Quelles sont vos attentes/quelles actions envisagez-vous ou avez-vous déjà mis en œuvre avec les acteurs des Pays de la Loire et Solutions & Co en particulier ?
O. G. : Notre consortium est pleinement conscient de la proximité de la Région des Pays de la Loire avec la zone d’implantation de l’AO5 ainsi que de l’avancée de la Région en matière de développement de la filière éolienne en mer, puisque celle-ci accueille déjà un parc éolien posé en construction sur le point d’être mis en service (Saint-Nazaire), ainsi qu’un parc posé sur le point d’entrer en construction (Les Iles d’Yeu et Noirmoutier). C’est donc non seulement une opportunité pour le projet Bretagne Sud mais une nécessité?que de s’appuyer sur les compétences et capacités ligériennes pour contribuer à sa mise en œuvre. Nous avons rencontré la vice-présidente de Région en charge de la Mer et du Littoral et commencé à échanger avec les représentants de Solutions&Co et du Grand Port maritime de Nantes Saint-Nazaire (GPMNSN).
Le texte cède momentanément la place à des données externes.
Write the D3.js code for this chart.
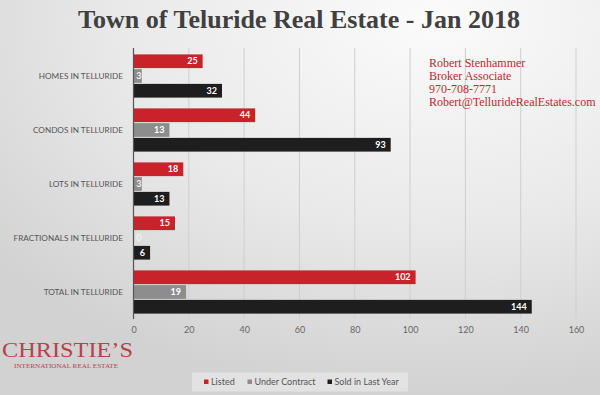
<!DOCTYPE html>
<html>
<head>
<meta charset="utf-8">
<script src="https://cdn.jsdelivr.net/npm/d3@7"></script>
<style>
  body { margin: 0; padding: 0; overflow: hidden; }
  svg { display: block; }
</style>
</head>
<body>
<script>
(function(){

    //chart data
    var categories = ["HOMES IN TELLURIDE", "CONDOS IN TELLURIDE", "LOTS IN TELLURIDE", "FRACTIONALS IN TELLURIDE", "TOTAL IN TELLURIDE"];
    var seriesNames = ["Listed", "Under Contract", "Sold in Last Year"];
    var listed = [25, 44, 18, 15, 102];
    var underContract = [3, 13, 3, 0, 19];
    var soldLastYear = [32, 93, 13, 6, 144];
    var xTicks = [0, 20, 40, 60, 80, 100, 120, 140, 160];
    var contactLines = ["Robert Stenhammer", "Broker Associate", "970-708-7771", "Robert@TellurideRealEstates.com"];

    var colors = ["#c9222a", "#8d8d8d", "#1e1e1e"];
    var allSeries = [listed, underContract, soldLastYear];

    var width = 600,
        height = 395;

    var svg = d3.select("body")
        .append("svg")
        .attr("width", width)
        .attr("height", height);

    //background gradient
    var defs = svg.append("defs");
    var grad = defs.append("radialGradient")
        .attr("id", "bg")
        .attr("cx", "0.72").attr("cy", "0.05")
        .attr("r", "0.95");
    grad.append("stop").attr("offset", "0").attr("stop-color", "#fbfbfb");
    grad.append("stop").attr("offset", "0.55").attr("stop-color", "#e9e9e9");
    grad.append("stop").attr("offset", "1").attr("stop-color", "#d2d2d2");

    svg.append("rect")
        .attr("width", width)
        .attr("height", height)
        .attr("fill", "url(#bg)");

    //title
    svg.append("text")
        .attr("x", 299)
        .attr("y", 28)
        .attr("text-anchor", "middle")
        .style("font-family", "'Liberation Serif', 'Times New Roman', serif")
        .style("font-weight", "bold")
        .style("font-size", "26px")
        .style("fill", "#404040")
        .text("Town of Teluride Real Estate - Jan 2018");

    //scales
    var xScale = d3.scaleLinear()
        .domain([0, 160])
        .range([133.5, 576]);

    var yScale = d3.scaleBand()
        .domain(categories)
        .range([49, 319])
        .paddingInner(0.2)
        .paddingOuter(0.1);

    var subScale = d3.scaleBand()
        .domain(d3.range(seriesNames.length))
        .range([0, yScale.bandwidth()])
        .paddingInner(0.07);

    //gridlines
    svg.append("g")
        .selectAll("line")
        .data(xTicks.slice(1))
        .enter()
        .append("line")
        .attr("x1", function(d){ return xScale(d); })
        .attr("x2", function(d){ return xScale(d); })
        .attr("y1", 48)
        .attr("y2", 319)
        .attr("stroke", "#cfcfcf")
        .attr("stroke-width", 1);

    //contact text block
    var contact = svg.append("text")
        .style("font-family", "'Liberation Serif', 'Times New Roman', serif")
        .style("font-size", "12px")
        .style("fill", "#c0282e");
    contact.selectAll("tspan")
        .data(contactLines)
        .enter()
        .append("tspan")
        .attr("x", 429)
        .attr("y", function(d, i){ return 67 + i * 13; })
        .text(function(d){ return d; });

    //bars
    var groups = svg.selectAll(".group")
        .data(categories)
        .enter()
        .append("g")
        .attr("class", "group")
        .attr("transform", function(d){ return "translate(0," + yScale(d) + ")"; });

    groups.each(function(cat, ci){
        var g = d3.select(this);
        allSeries.forEach(function(series, si){
            var v = series[ci];
            var barW = Math.max(xScale(v) - xScale(0), 0);
            g.append("rect")
                .attr("x", xScale(0))
                .attr("y", subScale(si))
                .attr("width", barW)
                .attr("height", subScale.bandwidth())
                .attr("fill", colors[si]);
            g.append("text")
                .attr("x", barW > 15 ? xScale(v) - 5 : xScale(0) + 8)
                .attr("y", subScale(si) + subScale.bandwidth() / 2)
                .attr("dy", "0.35em")
                .attr("text-anchor", "end")
                .style("font-family", "Lato, 'Open Sans', sans-serif")
                .style("font-weight", "bold")
                .style("font-size", "9px")
                .style("fill", barW > 15 ? "#ffffff" : "#f2f2f2")
                .text(v);
        });
    });

    //category labels
    svg.append("g")
        .selectAll("text")
        .data(categories)
        .enter()
        .append("text")
        .attr("x", 123)
        .attr("y", function(d){ return yScale(d) + yScale.bandwidth() / 2; })
        .attr("dy", "0.35em")
        .attr("text-anchor", "end")
        .style("font-family", "Lato, 'Open Sans', sans-serif")
        .style("font-size", "8.2px")
        .style("fill", "#555555")
        .text(function(d){ return d; });

    //vertical axis line
    svg.append("line")
        .attr("x1", xScale(0)).attr("x2", xScale(0))
        .attr("y1", 48).attr("y2", 319)
        .attr("stroke", "#555555")
        .attr("stroke-width", 1.2);

    //x axis
    var xAxis = d3.axisBottom(xScale)
        .tickValues(xTicks)
        .tickSize(0)
        .tickPadding(8);

    var axis = svg.append("g")
        .attr("transform", "translate(0,319)")
        .call(xAxis);
    axis.select(".domain").remove();
    axis.selectAll("text")
        .style("font-family", "Lato, 'Open Sans', sans-serif")
        .style("font-size", "9px")
        .style("fill", "#666666");

    //christie's logo text
    svg.append("text")
        .attr("x", 2)
        .attr("y", 357)
        .attr("textLength", 131)
        .attr("lengthAdjust", "spacingAndGlyphs")
        .style("font-family", "'Liberation Serif', 'Times New Roman', serif")
        .style("font-size", "21px")
        .style("fill", "#b3444d")
        .text("CHRISTIE\u2019S");
    svg.append("text")
        .attr("x", 14)
        .attr("y", 368)
        .attr("textLength", 104)
        .attr("lengthAdjust", "spacingAndGlyphs")
        .style("font-family", "'Liberation Serif', 'Times New Roman', serif")
        .style("font-size", "6.5px")
        .style("fill", "#b3444d")
        .text("INTERNATIONAL REAL ESTATE");

    //legend
    var legend = svg.append("g");
    legend.append("rect")
        .attr("x", 192)
        .attr("y", 372.5)
        .attr("width", 216)
        .attr("height", 19)
        .attr("fill", "#e6e6e6")
        .attr("opacity", 0.8);

    var legendX = [204, 247.5, 327.5];
    var items = legend.selectAll(".item")
        .data(seriesNames)
        .enter()
        .append("g")
        .attr("class", "item")
        .attr("transform", function(d, i){ return "translate(" + legendX[i] + ",382)"; });
    items.append("rect")
        .attr("x", 0)
        .attr("y", -2.5)
        .attr("width", 4.5)
        .attr("height", 4.5)
        .attr("fill", function(d, i){ return colors[i]; });
    items.append("text")
        .attr("x", 7)
        .attr("y", 0)
        .attr("dy", "0.35em")
        .style("font-family", "Lato, 'Open Sans', sans-serif")
        .style("font-size", "9px")
        .style("fill", "#555555")
        .text(function(d){ return d; });

})();
</script>
</body>
</html>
Nous entendons, quand nous serons lauréats de l’AO5, contribuer à la valorisation de l’identité maritime de la région Pays de la Loire et à la promotion de l’économie bleue en faisant bénéficier aux acteurs ligériens des retombées du projet. Il s’agira notamment de nous appuyer sur les complémentarités entre le Port de Brest et le GPMNSN, afin d’en accompagner le développement équilibré et de capitaliser sur le retour d’expérience à forte valeur ajoutée du PNSN dans la construction d’un parc éolien en mer. Le consortium a organisé le 28 juin dernier une demi-journée en partenariat avec Neopolia et Solutions&Co en vue de présenter le projet AO5 aux entreprises ligériennes et identifier celles d’ores et déjà susceptibles de se positionner dans la chaîne d’approvisionnement.